Therapy Helps Patients with BPD Learn New Habits

One of the key struggles for a person with borderline personality disorder (BPD) is forming and maintaining good relationships. At the core of this struggle is the person’s overpowering fear of being abandoned. That anxiety leads to out-of-bounds behaviors that make stable, healthy relationships a challenge. And with every collapsing human connection, the person’s anxiety deepens. For the person with BPD, security is a driving force. They crave predictability and stability above all. When anything interrupts established schedules and routines the person is likely to respond in ways completely disproportionate to the situation. For instance, if a spouse or partner who is normally prompt arrives a few minutes late, the person with BPD may already be battling feelings of anxiousness and abandonment.

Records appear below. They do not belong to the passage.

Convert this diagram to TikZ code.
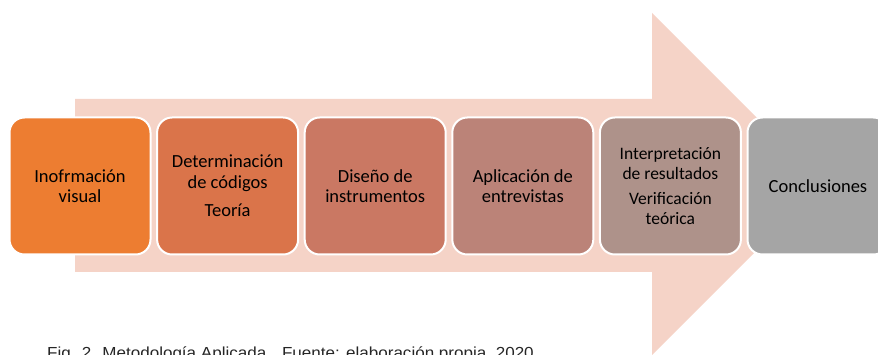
\documentclass[tikz,border=0pt]{standalone}
\usepackage{fontspec}
\setmainfont{Carlito}
\newfontfamily\captionfont{Liberation Sans}
\usetikzlibrary{positioning}
\definecolor{arrowpink}{RGB}{245,211,199}
\definecolor{stepA}{RGB}{237,125,49}
\definecolor{stepB}{RGB}{218,116,74}
\definecolor{stepC}{RGB}{202,120,99}
\definecolor{stepD}{RGB}{187,131,120}
\definecolor{stepE}{RGB}{174,146,138}
\definecolor{stepF}{RGB}{165,165,165}
\tikzset{%
stepbox/.style={rectangle, rounded corners=15pt, draw=white, line width=2pt, outer sep=0pt,
  minimum width=141pt, minimum height=137pt, align=center, text=black,
  font=\fontsize{18.5}{20.5}\selectfont},
bigarrow/.style={fill=arrowpink, draw=none}
}

\begin{document}
\begin{tikzpicture}[x=1pt, y=-1pt, node distance=6.6pt]
		\useasboundingbox (0,0) rectangle (878,355);
		\clip (0,0) rectangle (878,355);
		
		% background arrow
		\fill[bigarrow] (75,99) -- (652,99) -- (652,13) -- (823,184) -- (652,355) -- (652,272) -- (75,272) -- cycle;
		
		\node[stepbox, fill=stepA] (info) at (80,186) {Inofrmación\\visual};
		\node[stepbox, fill=stepB] (codes) [right=of info] {Determinación\\de códigos\\[8pt]Teoría};
		\node[stepbox, fill=stepC] (design) [right=of codes] {Diseño de\\instrumentos};
		\node[stepbox, fill=stepD] (interviews) [right=of design] {Aplicación de\\entrevistas};
		\node[stepbox, fill=stepE, font=\fontsize{17.5}{19.5}\selectfont] (results) [right=of interviews] {Interpretación\\de resultados\\[6pt]Verificación\\teórica};
		\node[stepbox, fill=stepF] (concl) [right=of results] {Conclusiones};
		
		\node[anchor=base west, inner sep=0pt, text=black!85, font=\captionfont\fontsize{16}{18}\selectfont] (caption) at (47,358.5) {\scalebox{1.065}[1]{Fig. 2. Metodología Aplicada . Fuente: elaboración propia, 2020}};
	\end{tikzpicture}
\end{document}
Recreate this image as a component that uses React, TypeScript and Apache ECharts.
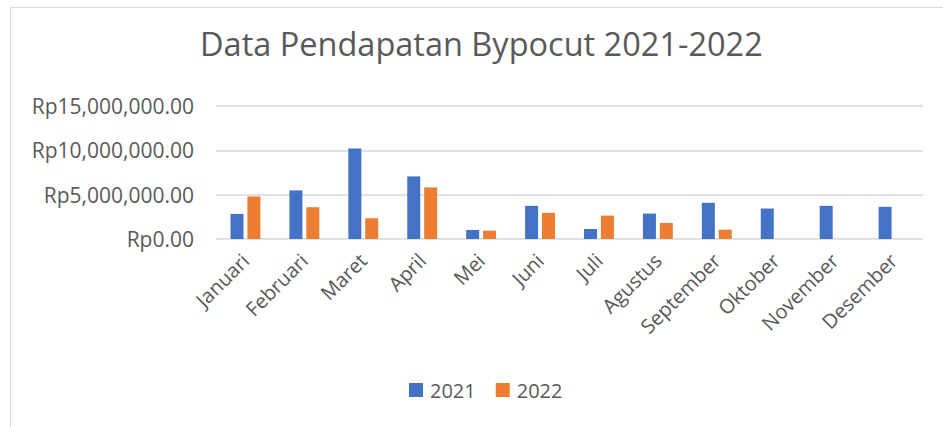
import React, { useEffect, useRef } from "react";
import * as echarts from "echarts";

const months = ["Januari", "Februari", "Maret", "April", "Mei", "Juni", "Juli", "Agustus", "September", "Oktober", "November", "Desember"];
const data2021 = [2830000, 5480000, 10200000, 7060000, 1020000, 3740000, 1130000, 2870000, 4080000, 3440000, 3740000, 3630000];
const data2022 = [4800000, 3580000, 2340000, 5820000, 940000, 2950000, 2640000, 1810000, 1050000, null, null, null];
const yTicks = [0, 5000000, 10000000, 15000000];

const fmt = (v: number) =>
  "Rp" + v.toLocaleString("en-US", { minimumFractionDigits: 2, maximumFractionDigits: 2 });

export default function App() {
  const ref = useRef<HTMLDivElement>(null);
  useEffect(() => {
    document.body.style.margin = "0";
    const chart = echarts.init(ref.current!, null, { renderer: "svg" });
    const font = "'Open Sans', 'Noto Sans', sans-serif";
    chart.setOption({
      animation: false,
      backgroundColor: "#ffffff",
      textStyle: { fontFamily: font },
      title: {
        text: "Data Pendapatan Bypocut 2021-2022",
        left: 195,
        top: 22,
        textStyle: { fontFamily: font, fontSize: 32.5, fontWeight: "normal", color: "#595959" },
      },
      graphic: [
        {
          type: "rect",
          shape: { x: 10.5, y: 7.5, width: 1000, height: 1000 },
          style: { fill: "none", stroke: "#d9d9d9", lineWidth: 1 },
          silent: true,
        },
      ],
      legend: {
        bottom: 22,
        left: 404,
        itemWidth: 14,
        itemHeight: 14,
        itemGap: 20,
        icon: "rect",
        textStyle: { fontFamily: font, fontSize: 20, color: "#595959", padding: [0, 0, 0, 2] },
        data: ["2021", "2022"],
      },
      grid: { left: 216, right: 20, top: 106, bottom: 188 },
      xAxis: {
        type: "category",
        data: months,
        axisLine: { show: false },
        axisTick: { show: false },
        axisLabel: { rotate: 45, fontSize: 20, color: "#595959", fontFamily: font, margin: 18 },
      },
      yAxis: {
        type: "value",
        min: 0,
        max: yTicks[yTicks.length - 1],
        interval: 5000000,
        axisLine: { show: false },
        axisTick: { show: false },
        axisLabel: { fontSize: 21, color: "#595959", fontFamily: font, margin: 22, formatter: (v: number) => fmt(v) },
        splitLine: { lineStyle: { color: "#d9d9d9", width: 1.5 } },
      },
      series: [
        {
          name: "2021",
          type: "bar",
          data: data2021,
          barWidth: 13,
          barGap: "30%",
          itemStyle: { color: "#4472c4" },
        },
        {
          name: "2022",
          type: "bar",
          data: data2022,
          barWidth: 13,
          itemStyle: { color: "#ed7d31" },
        },
      ],
    });
    return () => chart.dispose();
  }, []);
  return <div ref={ref} style={{ width: 943, height: 427 }} />;
}
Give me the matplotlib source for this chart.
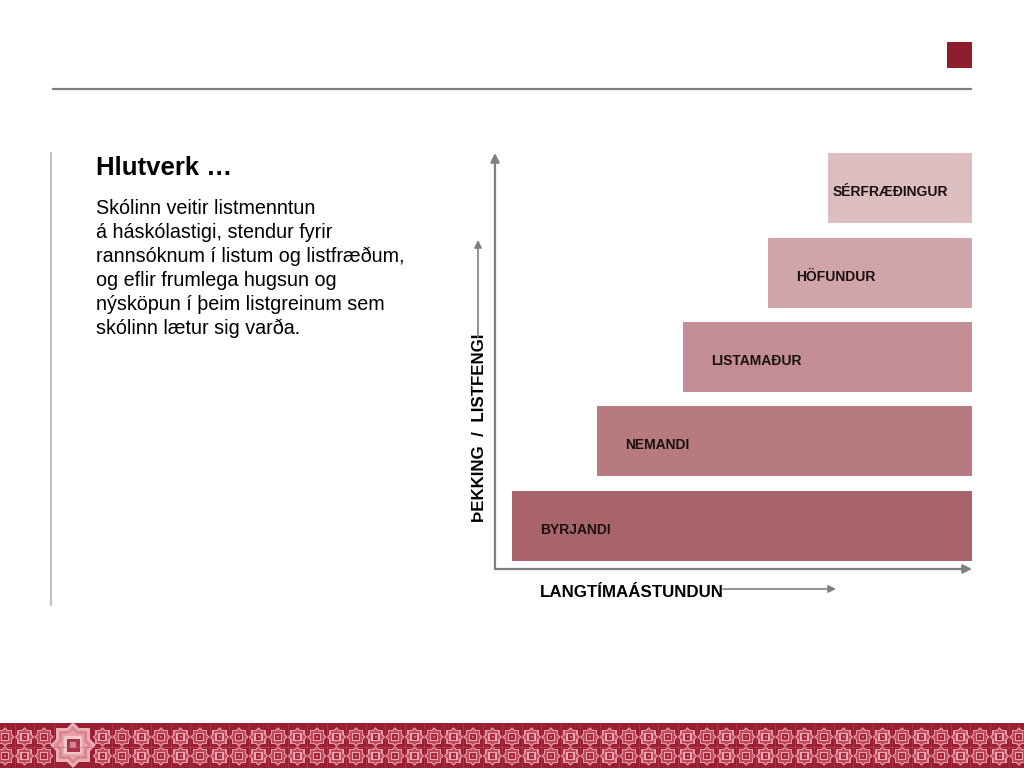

Those intense feelings of fear are often expressed in anger, accusations or obvious rudeness. This punishing behavior is really an attempt to regain control. Sometimes the manipulative behavior may be as overt as crying or making threats. Other times the manipulation is less obvious – trying to trap the other person in conversation, for example.

Manipulation Used to Gain Stability

The person with BPD may not even be consciously aware that they are being manipulative. They may have learned over time how to re-establish their own predictable comfort zone by pressuring others to behave in ways that suit them. Eventually, a habit of manipulation forms. As with all habits, they are unconscious acts until someone or something outside of themselves reveals them for what they are.

The individual with BPD has a gaping hole where their self-identity should reside. They do not feel complete or valuable. They need another person to give them a sense of identity. This is why having the other person move away is so fear-inducing. The sense of self is threatened any time the other person is found pulling away. Only holding that person near can keep the individual’s self-worth intact.

Unlearning Old Habits

Since manipulations are learned behaviors, they can also be unlearned. Unlearning habits is hard, slow work, but it can be done. This is good news for the individual with BPD. Dialectic Behavioral Therapy helps a person do that very thing – unlearn poor habits.

The therapy teaches individuals to calm their own thoughts and manage their own feelings. It teaches them improved communications skills so that manipulation is no longer needed. The treatment also provides skills for handling crisis moments in a more helpful way.

The extreme reactions of BPD sufferers stem from extreme fear, and developing a better understanding of this fear is a key step in therapy. The next step is to learn to control themselves without attempting to control other people and circumstances. The happy news is that new and healthier habits can be formed.